A survey carried out in September by the Royal Institution of Chartered Surveyors (RICS) showed that while the increase in enquiries was modest, with a net balance of +8% more surveyors reporting a pick up in demand, it was a significant turnaround since June, when a balance of -34% was reported.

A positive net balance implies that more respondents are seeing increases than decreases.

The report did note a considerable variation existed across the UK, with some agents seeing a more stable trend in demand emerging as opposed to any recovery just yet.

At the same time, surveyors reported a drop in new sales instructions. This marked the seventh consecutive month in which listings have dropped and the continuation of a trend which has been seen over the last two years, were the stock of homes for sale has consistently dwindled.

RICS reported that the average stock levels of estate agents’ books remained exceptionally low.

The uptick in buyer demand and a lack of interest from existing homeowners to sell-up is firmly underpinning house prices.

A net balance of 17% of surveyors noted an increase in prices up from 13% in August. Net balance measures have increased over two consecutive reports, having eased off between February and July this year. Regionally, prices continue to fall in central London and the North East, although the North East’s pace of decline has begun to slow.

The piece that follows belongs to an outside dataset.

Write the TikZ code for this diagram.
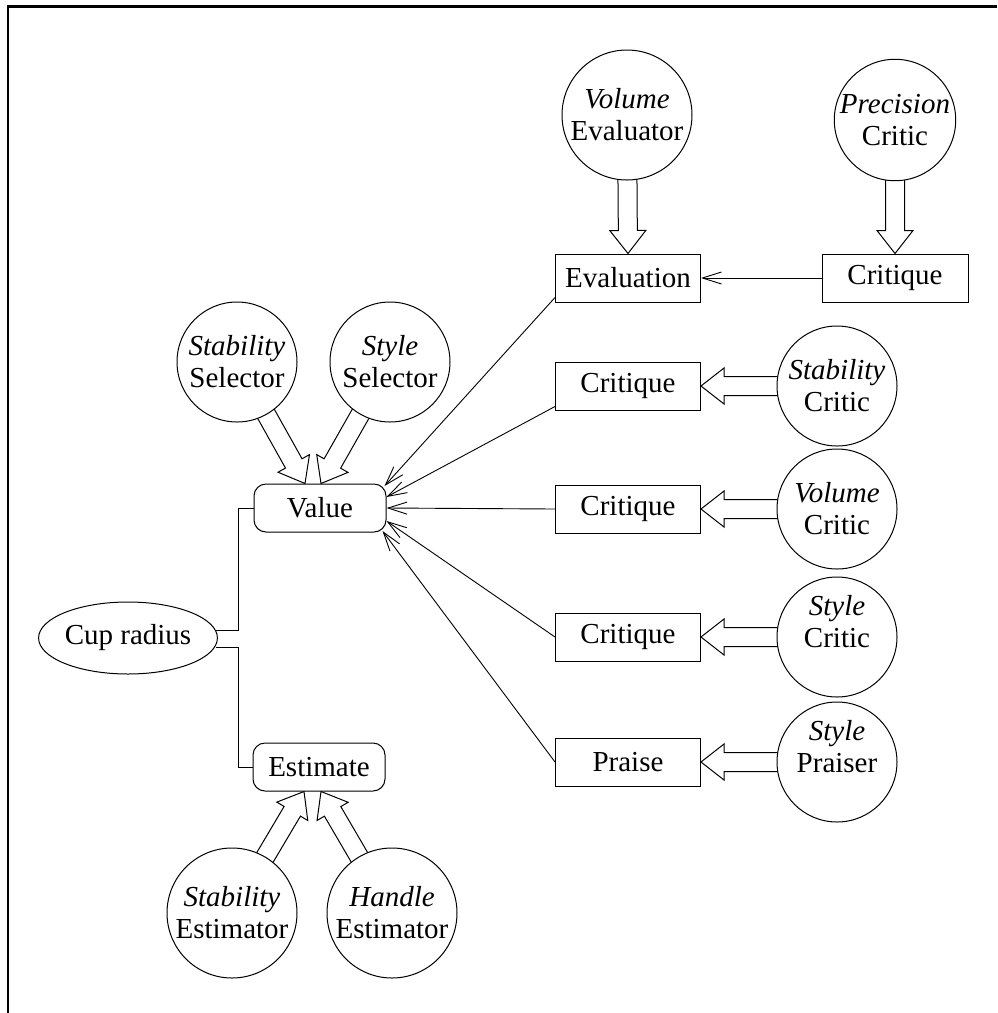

Nationally, RICS reported its members expected a rise in house prices over the next three months stating sentiment from surveyors was at its most positive since March.

But, surveyors do not expect to see house price growth across London as uncertainty following the EU vote and Stamp Duty changes continue to have a negative impact on the top end of the market. London is the only area in which prices are not projected to rise over the year ahead.

Simon Rubinsohn, RICS chief economist, said: “The market does now appear to be settling down following the significant headwinds encountered through the spring and summer. Buyers do appear to be returning, albeit relatively slowly, but the big issue that continues to be highlighted by respondents is the lack of fresh stock on the market. Although this is not a new story, it is a significant one having ramifications for both prices and the level of turnover.”

He added: “Central London remains something of an outlier with contributors telling us this is the one part of the market where there may be further give on prices in the near term. Elsewhere the price trend still seems on the up.”

Tenant demand was reported to be strong in September, with survey results showing the strongest rate of growth in 12 months.

On average, landlord instructions were unchanged but did increase notably in London and Wales. London remained the only area in which rents were expected to come under pressure in the near term, while virtually all other areas were anticipated to chalk-up solid gains.